Incluso pudiera llegar inversión extranjera y tomar ese rol si pusiera los recursos suficientes encima para ser el sostenedor (sin fines de lucro) de todos los establecimientos privados de la zona en cuestión. Si así ocurriese, Chile estaría entregando a un grupo de interés particular todos los proyectos educativos y, en consecuencia, la formación valórica de sus estudiantes. Ya está pasando con la participación extranjera en las empresas del litio, podría pasar en educación también. Es decir, es necesario comprender que “la libertad de enseñanza abre un espacio de creación e innovación educacional; igualmente, garantiza el pluralismo al permitir proyectos educacionales con identidades culturales específicas”, como señala, Cristián Bellei pudiendo el Estado “relacionarse de maneras creativas con las escuelas privadas para promover la cooperación con el sector público y apoyar innovaciones que eventualmente se transfieran al conjunto”, más no desde una lógica competitiva descarnada.

Tener prioridad sobre la educación pública mandata a tomar todas las herramientas posibles del Estado para garantizar el derecho a la educación, sin por eso perjudicar a los demás. Básicamente, subir el estándar de lo posible y pensar con altura de miras en una mejor alternativa.

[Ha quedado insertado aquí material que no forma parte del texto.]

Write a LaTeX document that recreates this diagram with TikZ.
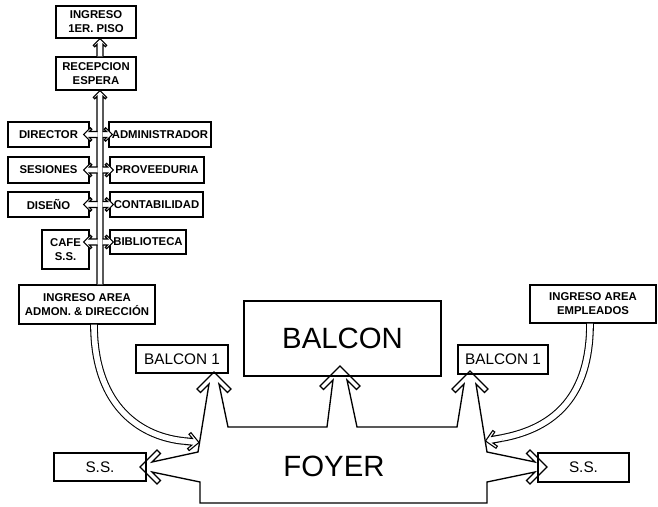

Es absolutamente necesario que el Estado se vuelque con todo el poder que la soberanía constitucional le otorgue para fortalecer la educación pública como pilar fundamental de la Construcción de la República, pudiendo disponer de los recursos económicos que se necesiten y también de las políticas e instrumentos que le permita garantizar una educación pública digna, que asegure los aprendizajes de estudiantes y, por sobre todo, que trabaje incansablemente por la formación de seres humanos para que puedan desarrollar sus proyectos de vida en plenitud, contribuir a la sociedad, y convivir en paz y fraternalmente. Como dijo Adriana Valdés, esperemos que la nueva Constitución nos emocione, y qué más emocionante que la educación.